“Don’t Look to Marriage or Your Spouse To Make You Happy”
In my research with teens, I was fascinated to find that the happiest kids were not the ones whose parents put them (the kids) first. Instead, they were the ones who knew their parents loved them, but also knew their parents were looking higher and prioritizing their marriage even above the children.
I found an interesting parallel in the research with the happiest spouses. They loved each other, and enjoyed having a happy marriage, but didn’t put their spouse at the center of their life and weren’t looking to marriage for happiness. Instead, they looked higher. In large numbers, they said they put God at the center of their marriage and tried – however imperfectly! – to look to Him alone for fulfillment and happiness.
This wouldn’t have surprised me if I’d only studied people in churches-- but I purposefully conducted random interviews everywhere in order to include those who, statistically, might not believe in God.

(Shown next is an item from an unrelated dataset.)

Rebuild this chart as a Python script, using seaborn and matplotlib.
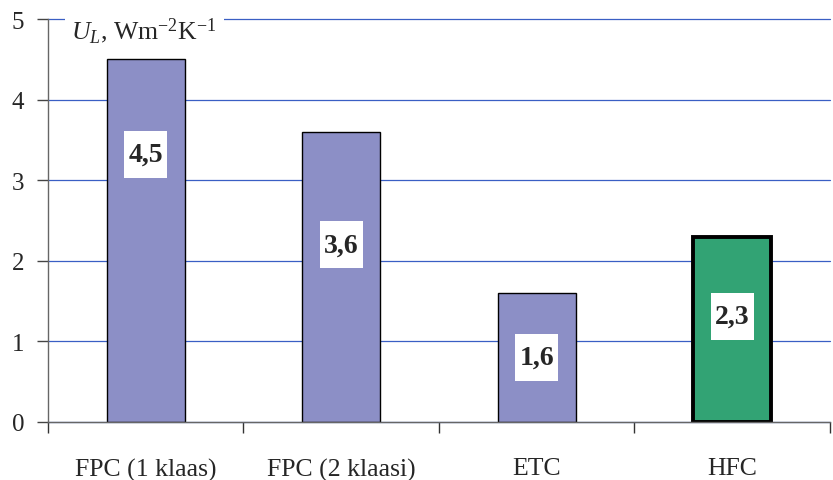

But the happiest couples kept bringing Him up! Whether it was someone next to me at the airport or in a doctor’s waiting room, those who were the happiest in marriage kept mentioning the importance of looking to God alone. Both because they relied on His power to be selfless when they didn’t want to be (!) and because looking to God took the pressure off their mate.
It can be so tempting to want our spouse to make us happy. But think about it: would we want the reverse? Do we want our spouse to depend on us for our happiness? No way! I, for one, know how imperfect and selfish I am, and I would fail miserably if Jeff depended on me to make him happy. We would both end up miserable.
Maybe you have seen that yourself. So how can you avoid looking to marriage (or your mate) for the fulfillment that only God can deliver? First, purposefully commit to God that you are putting Him at the center of your marriage. You can do this even if your spouse doesn’t. Ask for his help in leaning on him in tough times, instead of letting your happiness be tied to what is going on in your marriage. For example, in a difficult season, try not to let it throw you. Do what you can to make it right, but trust God to bring things around. Take your frustrations and needs to God, instead of taking them out on your spouse. (One wife told me she would say, “God, give me your love for my spouse, because I just ain’t feelin’ it right now! If divorce isn’t acceptable, would murder be okay?”)
And start praying for your marriage. In the research, some of the couples who became very happy said they started praying together. Other couples didn’t pray together very often, but would simply let each other know they were praying about something separately. No matter what they did, though, they had a sense of relying on God to carry their marriage.
And as a result, these couples found they didn’t have to worry about being “strong enough” to weather the storms of life. Because they knew their hope and strength ultimately came from God.
Lord, I want an abundant marriage. But help me to delight myself in You first and foremost, and trust you for the desires of my heart. Help me to never look to my spouse for happiness, and instead look to you as the only One who can give true fulfillment. I put you at the center of my life and marriage, and ask you to help my spouse do the same. Amen.